Solar Energy and Solar Wind: what do they have in Common?
You hear virtually nothing about the solar wind but a lot about solar energy or solar power these days. It’s blasted all over the radio and now TV, at least here in Southern California. If you read my two previous posts about solar power you know I wanted to use solar power/solar energy to replace my total dependence on Southern California Edison (SCE), our electric company. In fact the only electric company for millions of Southern Californians.
Solar Power was a Bust
Well as it turned out solar power was a bust and not for me as much as I wanted to do something for keeping the earth green. What about solar wind? You don’t hear much about it unless you are a physicist, maybe a student majoring in physics, or someone like me that thrives on almost anything technical involving physics or astronomy, which involves an awful lot of physics.
The Sun Powers Solar Energy and the Solar Wind
About the only thing in common between solar energy and the solar wind is both are deriving their source from the sun. Actually that’s really a major thing in common, even though we are about 93 million miles away from the sun. If you have read or heard on TV that Voyager I spacecraft is nearing or about at the point where the solar wind diminishes to almost nothing and interstellar space is right next door to the spacecraft. It was 18 billion kilometers (11 billion miles) from the sun last August, in its journey over the past many years since its launch in 1977.
Today I was updating some of the posts on my Stellary website and when I saw this announcement I just had to read all about it. Basically it is about the solar wind and why it gets hotter in space when by all normal thinking it should be getting cooler as it flows in space. In addition to that, it speeds up, when it definitely shouldn’t be doing that either. Apparently the source of the solar wind is causing these unusual phenomena to occur.
The Solar Wind energy source has finally been discovered. I won’t bore you with the details, which you can read, if interested, as they were published in NASA Science| Science News published on March 8, 2013.
Using data from an aging NASA spacecraft, researchers have found signs of an energy source in the solar wind that has caught the attention of fusion researchers.
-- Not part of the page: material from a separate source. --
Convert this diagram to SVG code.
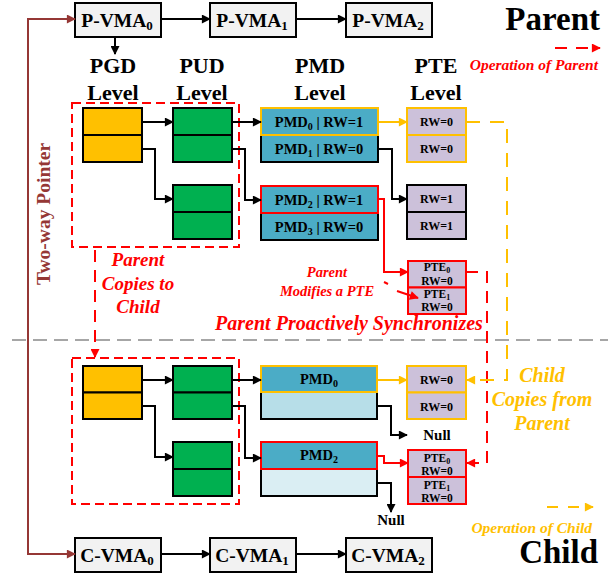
<svg xmlns="http://www.w3.org/2000/svg" width="616" height="573" viewBox="0 0 616 573">
<defs>
<style>
text{font-family:"Liberation Serif","Times New Roman",serif;font-weight:bold;fill:#000}
.vma{fill:#F2F2F2;stroke:#000;stroke-width:2}
.vt{font-size:19.5px;text-anchor:middle}
.lvl{font-size:22px;text-anchor:middle}
.pgd{fill:#FFC000;stroke:#000;stroke-width:2}
.pud{fill:#00B050;stroke:#000;stroke-width:2}
.pmd{fill:#4BACC6;stroke:#000;stroke-width:2}
.pmdl1{fill:#B7DEE8;stroke:#000;stroke-width:2}
.pmdl2{fill:#DAEEF3;stroke:#000;stroke-width:2}
.pte{fill:#CCC1DA;stroke:#000;stroke-width:2}
.ylw{stroke:#FFC000}
.red{stroke:#FF0000}
.mt{font-size:14.5px;text-anchor:middle}
.rt{font-size:12px;text-anchor:middle}
.st{font-size:11.5px;text-anchor:middle}
.ital{font-style:italic}
.rtxt{fill:#FF0000}
.ytxt{fill:#FFC000}
.blk{fill:none;stroke:#000;stroke-width:2;marker-end:url(#ab)}
.rl{fill:none;stroke:#FF0000;stroke-width:2;marker-end:url(#ar)}
.rd{fill:none;stroke:#FF0000;stroke-width:2;stroke-dasharray:12 8;marker-end:url(#ar)}
.yl{fill:none;stroke:#FFC000;stroke-width:2;marker-end:url(#ay)}
.yd{fill:none;stroke:#FFC000;stroke-width:2;stroke-dasharray:14 10;marker-end:url(#ay)}
.dbox{fill:none;stroke:#FF0000;stroke-width:2;stroke-dasharray:9 5}
</style>
<marker id="ab" viewBox="0 0 10 10" refX="9" refY="5" markerWidth="10" markerHeight="9" markerUnits="userSpaceOnUse" orient="auto"><path d="M0,0 L10,5 L0,10 z" fill="#000"/></marker>
<marker id="ar" viewBox="0 0 10 10" refX="9" refY="5" markerWidth="10" markerHeight="9" markerUnits="userSpaceOnUse" orient="auto"><path d="M0,0 L10,5 L0,10 z" fill="#FF0000"/></marker>
<marker id="ay" viewBox="0 0 10 10" refX="9" refY="5" markerWidth="10" markerHeight="9" markerUnits="userSpaceOnUse" orient="auto"><path d="M0,0 L10,5 L0,10 z" fill="#FFC000"/></marker>
<marker id="abr" viewBox="0 0 10 10" refX="9" refY="5" markerWidth="10" markerHeight="9" markerUnits="userSpaceOnUse" orient="auto-start-reverse"><path d="M0,0 L10,5 L0,10 z" fill="#953735"/></marker>
</defs>

<!-- separator -->
<path d="M12,340 H608" stroke="#A6A6A6" stroke-width="2" stroke-dasharray="14 7" fill="none"/>

<!-- dashed group boxes -->
<rect id="parent-copy-region" class="dbox" x="72" y="103" width="167" height="144"/>
<rect id="child-copy-region" class="dbox" x="72" y="358" width="167" height="146"/>

<!-- VMA nodes -->
<g id="p-vma0"><rect class="vma" x="75" y="3" width="86" height="34"/><text class="vt" x="117" y="27">P-VMA<tspan font-size="13" dy="3">0</tspan></text></g>
<g id="p-vma1"><rect class="vma" x="210" y="3" width="86" height="34"/><text class="vt" x="252" y="27">P-VMA<tspan font-size="13" dy="3">1</tspan></text></g>
<g id="p-vma2"><rect class="vma" x="346" y="3" width="86" height="34"/><text class="vt" x="388" y="27">P-VMA<tspan font-size="13" dy="3">2</tspan></text></g>
<g id="c-vma0"><rect class="vma" x="75" y="538" width="86" height="34"/><text class="vt" x="117" y="562">C-VMA<tspan font-size="13" dy="3">0</tspan></text></g>
<g id="c-vma1"><rect class="vma" x="210" y="538" width="86" height="34"/><text class="vt" x="252" y="562">C-VMA<tspan font-size="13" dy="3">1</tspan></text></g>
<g id="c-vma2"><rect class="vma" x="346" y="538" width="86" height="34"/><text class="vt" x="388" y="562">C-VMA<tspan font-size="13" dy="3">2</tspan></text></g>

<!-- level labels -->
<g id="labels">
<text class="lvl" x="113" y="73">PGD</text><text class="lvl" x="113" y="100">Level</text>
<text class="lvl" x="202" y="73">PUD</text><text class="lvl" x="202" y="100">Level</text>
<text class="lvl" x="320" y="73">PMD</text><text class="lvl" x="320" y="100">Level</text>
<text class="lvl" x="436" y="73">PTE</text><text class="lvl" x="436" y="100">Level</text>
<text x="600" y="30" font-size="33" text-anchor="end">Parent</text>
<text x="598" y="563" font-size="33" text-anchor="end">Child</text>
</g>

<!-- parent tables -->
<g id="p-pgd"><rect class="pgd" x="83" y="108" width="59" height="27"/><rect class="pgd" x="83" y="135" width="59" height="27"/></g>
<g id="p-pud-a"><rect class="pud" x="173" y="108" width="59" height="27"/><rect class="pud" x="173" y="135" width="59" height="27"/></g>
<g id="p-pud-b"><rect class="pud" x="173" y="185" width="59" height="27"/><rect class="pud" x="173" y="212" width="59" height="27"/></g>
<g id="p-pmd-a">
<rect class="pmd" x="261" y="135" width="117" height="27"/>
<rect class="pmd ylw" x="261" y="108" width="117" height="27"/>
<text class="mt" x="319" y="127">PMD<tspan font-size="10" dy="3">0</tspan><tspan dy="-3"> | RW=1</tspan></text>
<text class="mt" x="319" y="154">PMD<tspan font-size="10" dy="3">1</tspan><tspan dy="-3"> | RW=0</tspan></text>
</g>
<g id="p-pmd-b">
<rect class="pmd" x="261" y="213" width="117" height="27"/>
<rect class="pmd red" x="261" y="186" width="117" height="27"/>
<text class="mt" x="319" y="205">PMD<tspan font-size="10" dy="3">2</tspan><tspan dy="-3"> | RW=1</tspan></text>
<text class="mt" x="319" y="232">PMD<tspan font-size="10" dy="3">3</tspan><tspan dy="-3"> | RW=0</tspan></text>
</g>
<g id="p-pte-a">
<rect class="pte ylw" x="407" y="108" width="59" height="27"/><rect class="pte ylw" x="407" y="135" width="59" height="27"/>
<text class="rt" x="436.5" y="126">RW=0</text><text class="rt" x="436.5" y="153">RW=0</text>
</g>
<g id="p-pte-b">
<rect class="pte" x="407" y="185" width="59" height="27"/><rect class="pte" x="407" y="212" width="59" height="27"/>
<text class="rt" x="436.5" y="203">RW=1</text><text class="rt" x="436.5" y="230">RW=1</text>
</g>
<g id="p-pte-c">
<rect class="pte red" x="408" y="261" width="58" height="26.5"/><rect class="pte red" x="408" y="287.5" width="58" height="26.5"/>
<text class="st" x="437" y="271">PTE<tspan font-size="8" dy="2">0</tspan></text><text class="st" x="437" y="284.5">RW=0</text>
<text class="st" x="437" y="297.5">PTE<tspan font-size="8" dy="2">1</tspan></text><text class="st" x="437" y="311">RW=0</text>
</g>

<!-- child tables -->
<g id="c-pgd"><rect class="pgd" x="83" y="366" width="59" height="26.5"/><rect class="pgd" x="83" y="392.5" width="59" height="26.5"/></g>
<g id="c-pud-a"><rect class="pud" x="173" y="366" width="59" height="26.5"/><rect class="pud" x="173" y="392.5" width="59" height="26.5"/></g>
<g id="c-pud-b"><rect class="pud" x="173" y="442" width="59" height="27"/><rect class="pud" x="173" y="469" width="59" height="27"/></g>
<g id="c-pmd-a">
<rect class="pmdl1" x="261" y="392" width="116" height="27"/>
<rect class="pmd ylw" x="261" y="366" width="116" height="26"/>
<text class="mt" x="319" y="384">PMD<tspan font-size="10" dy="3">0</tspan></text>
</g>
<g id="c-pmd-b">
<rect class="pmdl2" x="261" y="469" width="116" height="27"/>
<rect class="pmd red" x="261" y="442" width="116" height="27"/>
<text class="mt" x="319" y="460">PMD<tspan font-size="10" dy="3">2</tspan></text>
</g>
<g id="c-pte-a">
<rect class="pte ylw" x="407" y="366" width="59" height="26.5"/><rect class="pte ylw" x="407" y="392.5" width="59" height="26.5"/>
<text class="rt" x="436.5" y="384">RW=0</text><text class="rt" x="436.5" y="411">RW=0</text>
</g>
<g id="c-pte-b">
<rect class="pte red" x="408" y="450" width="58" height="27"/><rect class="pte red" x="408" y="477" width="58" height="27"/>
<text class="st" x="437" y="462">PTE<tspan font-size="8" dy="2">0</tspan></text><text class="st" x="437" y="475">RW=0</text>
<text class="st" x="437" y="489">PTE<tspan font-size="8" dy="2">1</tspan></text><text class="st" x="437" y="502">RW=0</text>
</g>
<g id="null-a"><text x="437" y="440" font-size="15" text-anchor="middle">Null</text></g>
<g id="null-b"><text x="391" y="525" font-size="15" text-anchor="middle">Null</text></g>

<!-- annotations -->
<g id="annotations">
<text x="50" y="214" font-size="19.5" text-anchor="middle" fill="#953735" style="fill:#953735" transform="rotate(-90 50 214)">Two-way Pointer</text>
<text class="ital rtxt" x="138" y="266" font-size="19" text-anchor="middle">Parent</text>
<text class="ital rtxt" x="138" y="290" font-size="19" text-anchor="middle">Copies to</text>
<text class="ital rtxt" x="138" y="313" font-size="19" text-anchor="middle">Child</text>
<text class="ital rtxt" x="327" y="277" font-size="14.5" text-anchor="middle">Parent</text>
<text class="ital rtxt" x="327" y="296" font-size="14.5" text-anchor="middle">Modifies a PTE</text>
<text class="ital rtxt" x="349" y="330" font-size="20" text-anchor="middle">Parent Proactively Synchronizes</text>
<text class="ital ytxt" x="542" y="382" font-size="20" text-anchor="middle">Child</text>
<text class="ital ytxt" x="542" y="406" font-size="20" text-anchor="middle">Copies from</text>
<text class="ital ytxt" x="542" y="430" font-size="20" text-anchor="middle">Parent</text>
<text class="ital rtxt" x="598" y="70" font-size="15.5" text-anchor="end">Operation of Parent</text>
<text class="ital ytxt" x="592" y="533" font-size="15.5" text-anchor="end">Operation of Child</text>
</g>

<!-- connectors -->
<g id="connectors">
<path class="blk" d="M161,19 H210"/>
<path class="blk" d="M296,19 H346"/>
<path class="blk" d="M115,37 V54"/>
<path class="blk" d="M161,554 H210"/>
<path class="blk" d="M296,554 H346"/>
<path d="M75,19 H28 V554 H75" fill="none" stroke="#953735" stroke-width="2" marker-start="url(#abr)" marker-end="url(#abr)"/>
<path class="blk" d="M142,122 H173"/>
<path class="blk" d="M142,149 H155 V199 H173"/>
<path class="blk" d="M232,122 H261"/>
<path class="blk" d="M232,149 H245 V200 H261"/>
<path class="yl" d="M378,122 H407"/>
<path class="blk" d="M378,149 H392 V199 H407"/>
<path class="rl" d="M378,199 H384 V272 H408"/>
<path class="rd" d="M466,272 H487 V463 H467"/>
<path class="yd" d="M466,122 H507 V380 H467"/>
<path class="rd" d="M95,250 V357"/>
<path d="M384,282 L388,284" stroke="#FF0000" stroke-width="2" fill="none"/>
<path class="rl" d="M397,291 L418,298"/>
<path class="blk" d="M142,380 H173"/>
<path class="blk" d="M142,406 H155 V457 H173"/>
<path class="blk" d="M232,380 H261"/>
<path class="blk" d="M232,406 H245 V458 H261"/>
<path class="yl" d="M377,380 H407"/>
<path class="blk" d="M377,406 H391 V435 H407"/>
<path class="rl" d="M377,456 H384 V463 H408"/>
<path class="blk" d="M377,483 H391 V512"/>
<path class="rd" d="M555,48 H600" style="stroke-dasharray:12 9"/>
<path class="yd" d="M547,507 H593" style="stroke-dasharray:11 10"/>
</g>
</svg>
NASA will be able to test the theory later this decade when it sends a new probe into the sun for a closer look.
The discovery was made by a group of astronomers trying to solve a decades-old mystery: What heats and accelerates the solar wind?
The solar wind is a hot and fast flow of magnetized gas that streams away from the sun’s upper atmosphere. It is made of hydrogen and helium ions with a sprinkling of heavier elements. Researchers liken it to the steam from a pot of water boiling on a stove; the sun is literally boiling itself away.
“But,” says Adam Szabo of the NASA Goddard Space Flight Center, “solar wind does something that steam in your kitchen never does. As steam rises from a pot, it slows and cools. As solar wind leaves the sun, it accelerates, tripling in speed as it passes through the corona. Furthermore, something inside the solar wind continues to add heat even as it blows into the cold of space.”
It’s amazing that there is still a spacecraft up there with reels of tape still sending data back that’s not only useful, but is the source of the information unraveling the source of the solar wind. That sounds like when I started programming a few years before Voyager I and Voyager II took off for parts unknown (after their solar system voyage).
Back to solar power – I am hopeful the day will come soon that the cost of solar power will come down enough so it will save me money to convert to it. Right now my electric bill is not high enough to justify it. Does about $52,000 cost over 18 years for solar power sound like a savings to you?
It would also help if SCE would do like some other electric utility companies and pay you for the excess energy (electricity) you feed into their grid. They do have some sort of non-monetary compensation, but according to what I read the person who has solar power and feeds it back to SCE only gets some credit and it expires at the end of the year.